Krugman’s Depression!!

Paul Krugman
Well, it’s finally happened. Nobel prize winning economist, Paul Krugman, is throwing in the towel on the current crop of top politicians. He has called the start of the Third Depression. The hyper-rational Krugman has concluded that the G8 and G20 leaders are not about trying to save their countries or citizens through a frugal reappraisal of their economies. Oh no, he judges that Merkel, Harper, et al., are marching to a different drummer and an anti-social one at that:
So I don’t think this is really about Greece, or indeed about any realistic appreciation of the tradeoffs between deficits and jobs. It is, instead, the victory of an orthodoxy that has little to do with rational analysis, whose main tenet is that imposing suffering on other people is how you show leadership in tough times.
Although I am not a genius like Krugman, I believe that Keynesianism’s strength is that it addresses the economy as a dynamic whole. The idea is that the more money that is moved (spent), the higher the incomes of the people. Hence, in recessions and depressions Keynes prescribes a policy of forcing money to move. The problem is that when you move borrowed money through the system in a way which does not result in an increase in real wealth, you have wasted the money. And the taxpayers still have to pay it back. How much of the money increases real wealth? I’m thinking that the $700 Billion stimulus bill, put together in a matter of months, probably has a lot more boondoggles than wealth creating projects in it.
It’s like the difference between borrowing $100 to buy a business tool and borrowing the same $100 to eat out. The former increases your wealth, you are demonstrably better at making money. The latter only makes you better off to the same extent that a patio grilled hamburger, which would have fed you just as well, would have made you better off. If you spent $100 to eat out and you could have served hamburgers on the grill for $10, you’re $100 in debt but only $10 better off. Surely, the restauranteur and the waiter and the chef are better off but you’re still left in debt from the extravagance. Keynes assumes that you’ll be better off in the long run when the money goes around. Perhaps this is so but we’re all still in debt even though we made some money in the coming around going around merry go round.
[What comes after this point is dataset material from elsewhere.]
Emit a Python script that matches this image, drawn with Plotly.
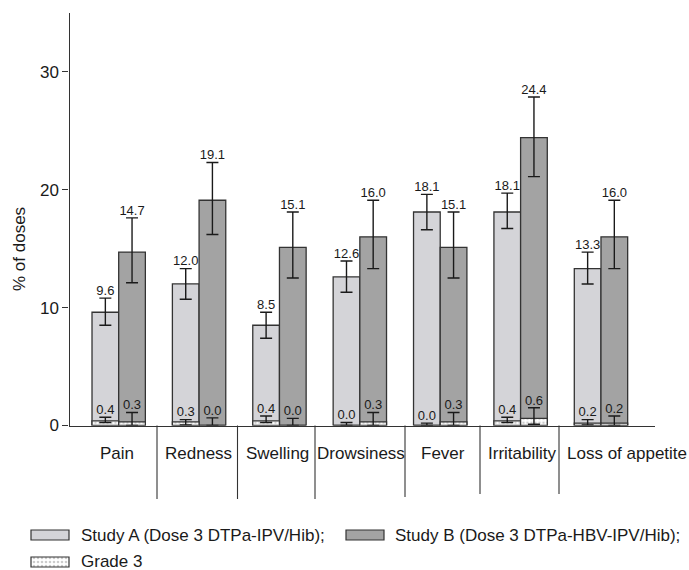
import plotly.graph_objects as go

# ---------------- data ----------------
categories = ["Pain", "Redness", "Swelling", "Drowsiness", "Fever", "Irritability", "Loss of appetite"]

study_a = [9.6, 12.0, 8.5, 12.6, 18.1, 18.1, 13.3]
study_a_hi = [10.8, 13.3, 9.6, 13.95, 19.6, 19.7, 14.7]
study_a_lo = [8.5, 10.7, 7.4, 11.3, 16.6, 16.7, 12.0]

study_b = [14.7, 19.1, 15.1, 16.0, 15.1, 24.4, 16.0]
study_b_hi = [17.6, 22.3, 18.1, 19.1, 18.1, 27.85, 19.1]
study_b_lo = [12.1, 16.2, 12.5, 13.3, 12.5, 21.1, 13.3]

grade3_a = [0.4, 0.3, 0.4, 0.0, 0.0, 0.4, 0.2]
grade3_a_hi = [0.7, 0.5, 0.8, 0.25, 0.2, 0.7, 0.5]
grade3_a_lo = [0.25, 0.05, 0.25, 0.0, 0.0, 0.25, 0.05]

grade3_b = [0.3, 0.0, 0.0, 0.3, 0.3, 0.6, 0.2]
grade3_b_hi = [1.1, 0.65, 0.6, 1.1, 1.1, 1.5, 0.8]
grade3_b_lo = [0.0, 0.0, 0.0, 0.0, 0.0, 0.1, 0.0]

legend_a = "Study A (Dose 3 DTPa-IPV/Hib);"
legend_b = "Study B (Dose 3 DTPa-HBV-IPV/Hib);"
legend_g3 = "Grade 3"
y_title = "% of doses"
y_ticks = [0, 10, 20, 30]

# ---------------- style ----------------
W, H = 689, 570
FONT = "Liberation Sans, Arial, Helvetica, sans-serif"
INK = "#1a1a1a"
LINE = "#333333"
COL_A = "#d4d4d8"
COL_B = "#a3a3a3"
BAR_W = 0.332
G3_PATTERN = dict(shape=".", fgcolor="#9a9a9a", bgcolor="white", size=4, solidity=0.35)

def px_x(p):
    return p / W

def px_y(p):
    return 1 - p / H

x_idx = list(range(len(categories)))
xa = [i - BAR_W / 2 for i in x_idx]
xb = [i + BAR_W / 2 for i in x_idx]

def plus(v, hi):
    return [h - x for x, h in zip(v, hi)]

def minus(v, lo):
    return [x - l for x, l in zip(v, lo)]

def err(v, hi, lo):
    return dict(type="data", symmetric=False, array=plus(v, hi), arrayminus=minus(v, lo),
                color=INK, thickness=1.4, width=6)

fig = go.Figure()

bar_line = dict(color=LINE, width=1.3)

fig.add_trace(go.Bar(x=x_idx, y=study_a, width=BAR_W, offset=-BAR_W,
                     marker=dict(color=COL_A, line=bar_line),
                     error_y=err(study_a, study_a_hi, study_a_lo), name=legend_a))
fig.add_trace(go.Bar(x=x_idx, y=study_b, width=BAR_W, offset=0,
                     marker=dict(color=COL_B, line=bar_line),
                     error_y=err(study_b, study_b_hi, study_b_lo), name=legend_b))
fig.add_trace(go.Bar(x=x_idx, y=grade3_a, width=BAR_W, offset=-BAR_W,
                     marker=dict(color="white", line=bar_line, pattern=G3_PATTERN),
                     error_y=err(grade3_a, grade3_a_hi, grade3_a_lo), name=legend_g3 + " A"))
fig.add_trace(go.Bar(x=x_idx, y=grade3_b, width=BAR_W, offset=0,
                     marker=dict(color="white", line=bar_line, pattern=G3_PATTERN),
                     error_y=err(grade3_b, grade3_b_hi, grade3_b_lo), name=legend_g3 + " B"))

# value labels above error bars
for xs, vals, his in [(xa, study_a, study_a_hi), (xb, study_b, study_b_hi),
                      (xa, grade3_a, grade3_a_hi), (xb, grade3_b, grade3_b_hi)]:
    fig.add_trace(go.Scatter(x=xs, y=his, mode="text", text=[f"{v:.1f}" for v in vals],
                             textposition="top center", cliponaxis=False,
                             textfont=dict(size=13, color=INK, family=FONT),
                             hoverinfo="skip"))

# legend swatches on a helper axis pair (pixel-like units)
sw_line = dict(color=LINE, width=1.2)
fig.add_trace(go.Bar(x=[50], y=[10], base=[530], width=[38], xaxis="x2", yaxis="y2",
                     marker=dict(color=COL_A, line=sw_line), hoverinfo="skip"))
fig.add_trace(go.Bar(x=[365], y=[10], base=[530], width=[38], xaxis="x2", yaxis="y2",
                     marker=dict(color=COL_B, line=sw_line), hoverinfo="skip"))
fig.add_trace(go.Bar(x=[50], y=[10], base=[557], width=[38], xaxis="x2", yaxis="y2",
                     marker=dict(color="white", line=sw_line, pattern=G3_PATTERN), hoverinfo="skip"))

annotations = []
# category labels (irregular positions as in the reference)
label_px = [117, 198, 277, 361, 443, 522, 627]
for name, p in zip(categories, label_px):
    annotations.append(dict(x=px_x(p), y=px_y(453), xref="paper", yref="paper", text=name,
                            showarrow=False, xanchor="center", yanchor="middle",
                            font=dict(size=17, color=INK, family=FONT)))
# y-axis title
annotations.append(dict(x=px_x(19), y=px_y(249), xref="paper", yref="paper", text=y_title,
                        showarrow=False, textangle=-90, xanchor="center", yanchor="middle",
                        font=dict(size=17, color=INK, family=FONT)))
# legend texts
for txt, xp, yp in [(legend_a, 79, 535), (legend_b, 393, 535), (legend_g3, 79, 561)]:
    annotations.append(dict(x=px_x(xp), y=px_y(yp), xref="paper", yref="paper", text=txt,
                            showarrow=False, xanchor="left", yanchor="middle",
                            font=dict(size=17, color=INK, family=FONT)))

# separators between category labels
sep_px = [(157, 499), (237.5, 499), (315, 499), (405, 497), (480, 494), (559, 494)]
shapes = [dict(type="line", xref="paper", yref="paper", x0=px_x(x), x1=px_x(x),
               y0=px_y(425.5), y1=px_y(yb), line=dict(color=LINE, width=1.1))
          for x, yb in sep_px]

fig.update_layout(
    width=W, height=H, margin=dict(l=0, r=0, t=0, b=0, pad=0, autoexpand=False),
    paper_bgcolor="white", plot_bgcolor="white",
    showlegend=False, barmode="overlay",
    font=dict(family=FONT, color=INK),
    xaxis=dict(domain=[px_x(69.5), px_x(655)], range=[-0.612, 6.672], showline=True,
               linecolor=LINE, linewidth=1.2, showticklabels=False, ticks="",
               showgrid=False, zeroline=False, fixedrange=True, automargin=False),
    yaxis=dict(domain=[px_y(425.5), px_y(12.7)], range=[0, 35], tickvals=y_ticks,
               ticks="outside", ticklen=6, tickwidth=1.2, tickcolor=LINE,
               showline=True, linecolor=LINE, linewidth=1.2, showgrid=False, zeroline=False,
               tickfont=dict(size=17, color=INK, family=FONT), automargin=False),
    xaxis2=dict(domain=[0, 1], range=[0, W], anchor="y2", visible=False, automargin=False),
    yaxis2=dict(domain=[0, px_y(500)], range=[H, 500], anchor="x2", visible=False, automargin=False),
    annotations=annotations, shapes=shapes,
)

fig.write_html("out.html")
It can only be true that the political leaders of the largest economies on earth are sadistic ideologues if they believe that their borrowing money today is without negative economic consequences in the future and still they refuse to do it? Are we really to believe Krugman cares more about their electorates than they do? Is this refusal to accept purely rational Keynesianism just another example of populist anti-intellectual backlash ? Being willing to allow “unnecessary” pain to be visited upon current voters in order to benefit those not yet alive or at least not old enough to vote is without a doubt politically difficult. After all, it is not a political coincidence that Keynesianism, which minimizes short term pain, is the very ‘ism’ we in the US have been following since Bush and the Democratically controlled congress passed a $152 stimulus in 2007. Krugman the intellectual simply denies even the possibility that the willingness to accept current pain is simultaneously the patriotic and responsible thing to do.
Mr. Krugman, is it possible that the G8 and G20 leaders believe in the “new orthodoxy” of frugality because they have lost faith in the long term benefits of following Keynes? We started with Keynesian policies in the 1930’s so it seems it’s fair to say we’re in the long run now. Keynes didn’t theoretically address the long term outcomes of continuously following his proposals over a long period since he suggested that in the good times which followed the bad ones we’d pay back the debt. It should also be remembered that Keynes coined the phrase, “In the long run we are all dead.” What’s happening right now in the Keynes driven economy? Not much good that I can see other than an increased propensity to save. The political leaders of much of the rest of the world, personally disdained by Krugman, seem to agree with my assessment of the situation.
Keynes is Krugman’s intellectual hero. A rejection of Keynes is in a real sense a rejection of Krugman. Krugman obviously believes that rejecting Keynes and therefore Krugman is irrational. The rejection of Krugman may be what he really has in mind when he calls the G8 leaders sadistic.